### RECORDED DATA
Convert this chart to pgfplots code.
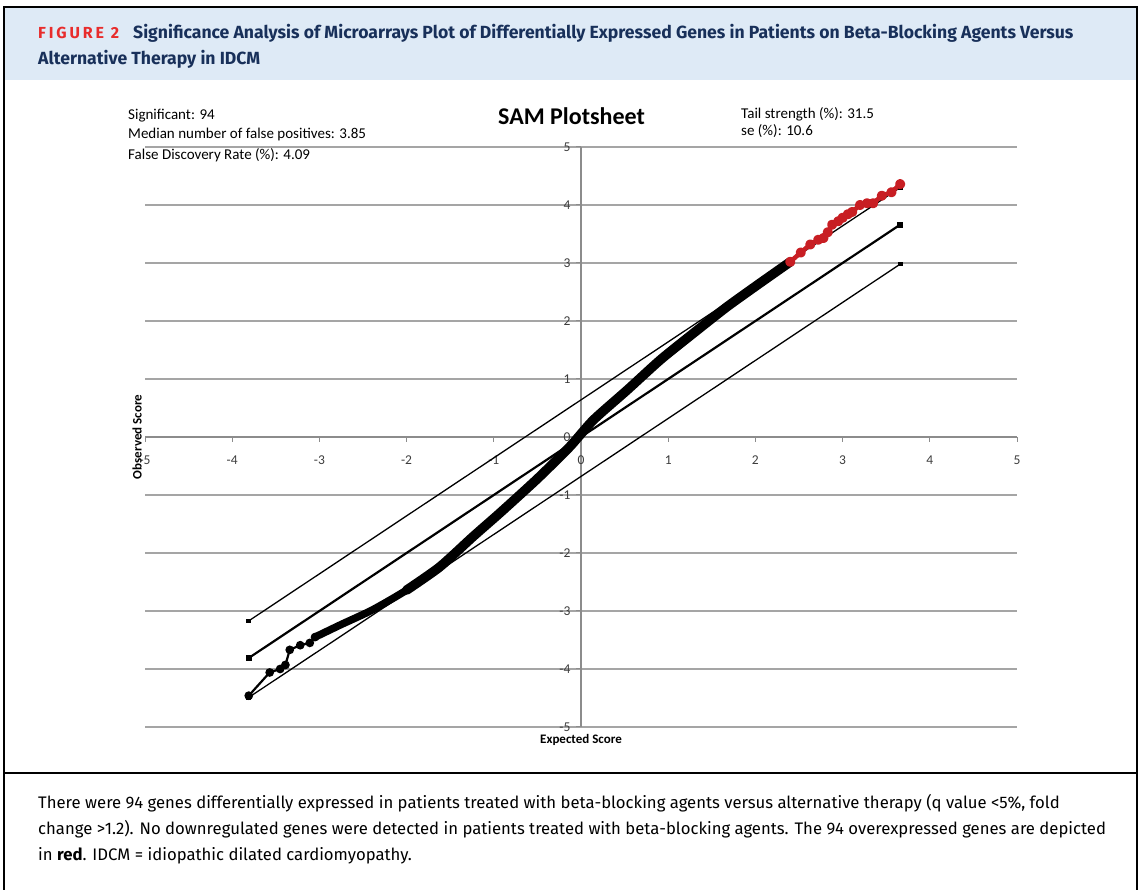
\documentclass[border=0pt]{standalone}
\usepackage{fontspec}
\setmainfont{Carlito}
\newfontfamily\fira{Fira Sans}
\newfontfamily\firaSp{Fira Sans}[LetterSpace=18]
\usepackage{pgfplots}
\pgfplotsset{compat=1.18}
\usepackage{pgfplotstable}

\definecolor{hdrblue}{RGB}{222,234,246}
\definecolor{navy}{RGB}{24,48,90}
\definecolor{figred}{RGB}{232,44,44}
\definecolor{redline}{RGB}{200,30,35}
\definecolor{gridgray}{RGB}{165,165,165}
\definecolor{axisgray}{RGB}{140,140,140}
\definecolor{ticklab}{RGB}{60,60,60}

\pgfplotstableread{
x y
-3.81 -4.46
-3.57 -4.06
-3.45 -4.00
-3.39 -3.93
-3.34 -3.67
-3.22 -3.59
-3.11 -3.55
-3.05 -3.45
}\sparse

\pgfplotstableread{
x y
-3.05 -3.45
-2.76 -3.24
-2.39 -2.98
-2.00 -2.64
-1.62 -2.24
}\denselow

\pgfplotstableread{
x y
-2.00 -2.64
-1.62 -2.24
-1.24 -1.72
-0.93 -1.31
-0.50 -0.72
-0.13 -0.17
0.14 0.29
0.53 0.81
0.91 1.33
1.29 1.79
1.67 2.24
2.05 2.65
2.40 3.02
}\dense

\pgfplotstableread{
x y
2.40 3.02
2.52 3.18
2.63 3.32
2.72 3.40
2.78 3.43
2.83 3.53
2.88 3.66
2.95 3.72
3.00 3.78
3.06 3.84
3.11 3.88
3.20 4.00
3.28 4.03
3.35 4.03
3.45 4.16
3.56 4.22
3.66 4.36
}\redpts

\begin{document}
\begin{tikzpicture}[x=1pt,y=1pt]
\useasboundingbox (0,0) rectangle (1142,890);
% frame and header
\fill[hdrblue] (4,810) rectangle (1137,883);
\draw[line width=2pt] (4,0) -- (4,883) -- (1137,883) -- (1137,0);
\draw[line width=1.5pt] (4,117) -- (1137,117);
\node[anchor=base west, inner sep=0] at (38,851) {\firaSp\bfseries\fontsize{16}{18}\selectfont\color{figred}FIGURE 2};
\node[anchor=base west, inner sep=0] at (133,851) {\fira\bfseries\fontsize{17.6}{20}\selectfont\color{navy}Significance Analysis of Microarrays Plot of Differentially Expressed Genes in Patients on Beta-Blocking Agents Versus};
\node[anchor=base west, inner sep=0] at (38,825) {\fira\bfseries\fontsize{17.6}{20}\selectfont\color{navy}Alternative Therapy in IDCM};
% caption
\node[anchor=base west, inner sep=0] at (38,81) {\fira\fontsize{16.7}{20}\selectfont There were 94 genes differentially expressed in patients treated with beta-blocking agents versus alternative therapy (q value <5\%, fold};
\node[anchor=base west, inner sep=0] at (38,55) {\fira\fontsize{16.7}{20}\selectfont change >1.2). No downregulated genes were detected in patients treated with beta-blocking agents. The 94 overexpressed genes are depicted};
\node[anchor=base west, inner sep=0] at (38,29) {\fira\fontsize{16.7}{20}\selectfont in \textbf{red}. IDCM = idiopathic dilated cardiomyopathy.};
% chart annotations
\node[anchor=base west, inner sep=0] at (128,770) {\fontsize{15}{18}\selectfont Significant: 94};
\node[anchor=base west, inner sep=0] at (128,751) {\fontsize{15}{18}\selectfont Median number of false positives: 3.85};
\node[anchor=base west, inner sep=0] at (128,730) {\fontsize{15}{18}\selectfont False Discovery Rate (\%): 4.09};
\node[anchor=base west, inner sep=0] at (741,771) {\fontsize{15}{18}\selectfont Tail strength (\%): 31.5};
\node[anchor=base west, inner sep=0] at (741,754) {\fontsize{15}{18}\selectfont se (\%): 10.6};
\node[anchor=base west, inner sep=0] at (498,765) {\bfseries\fontsize{24}{28}\selectfont SAM Plotsheet};

\begin{axis}[
  at={(145pt,163pt)}, anchor=south west,
  scale only axis, width=872pt, height=580pt,
  xmin=-5, xmax=5, ymin=-5, ymax=5,
  axis lines=middle,
  axis line style={draw=axisgray, line width=1.2pt, -},
  xtick={-5,-4,...,5}, ytick={-5,-4,...,5},
  hide obscured x ticks=false, hide obscured y ticks=false,
  ymajorgrids, grid style={draw=gridgray, line width=1.3pt},
  tick style={draw=axisgray, line width=1pt},
  major tick length=5pt, tick align=outside,
  /pgf/number format/assume math mode=true,
  ticklabel style={font=\fontsize{13.5}{16}\selectfont, text=ticklab},
  xticklabel style={yshift=-10pt},
  yticklabel style={xshift=-2pt},
  xlabel={Expected Score}, ylabel={Observed Score},
  every axis x label/.style={at={(axis description cs:0.5,-0.0276)}, anchor=base, font=\bfseries\fontsize{13}{15}\selectfont},
  every axis y label/.style={at={(axis description cs:-0.004,0.5)}, anchor=base, rotate=90, font=\bfseries\fontsize{13}{15}\selectfont},
  clip=false,
]
\addplot[black, line width=1.3pt, mark=square*, mark size=1.7pt] coordinates {(-3.81,-3.17) (3.66,4.30)};
\addplot[black, line width=2.2pt, mark=square*, mark size=1.7pt] coordinates {(-3.81,-3.81) (3.66,3.66)};
\addplot[black, line width=1.3pt, mark=square*, mark size=1.7pt] coordinates {(-3.81,-4.49) (3.66,2.98)};
\addplot[black, line width=2.2pt, mark=*, mark size=3.2pt] table {\sparse};
\addplot[black, line width=7.5pt, smooth, tension=0.4, line join=round, line cap=round] table {\denselow};
\addplot[black, line width=9.5pt, smooth, tension=0.4, line join=round, line cap=round] table {\dense};
\addplot[redline, line width=4.5pt, line join=round, line cap=round, mark=*, mark size=2.8pt, mark options={fill=redline, draw=redline}] table {\redpts};
\addplot[redline, only marks, mark=*, mark size=4.2pt, mark options={fill=redline, draw=redline}] coordinates {(3.66,4.36)};
\end{axis}
\end{tikzpicture}
\end{document}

### SET PROBLEM
From the data, collect all lines where the string "chart" appears.

### CORRECT RESULT
Convert this chart to pgfplots code.
% chart annotations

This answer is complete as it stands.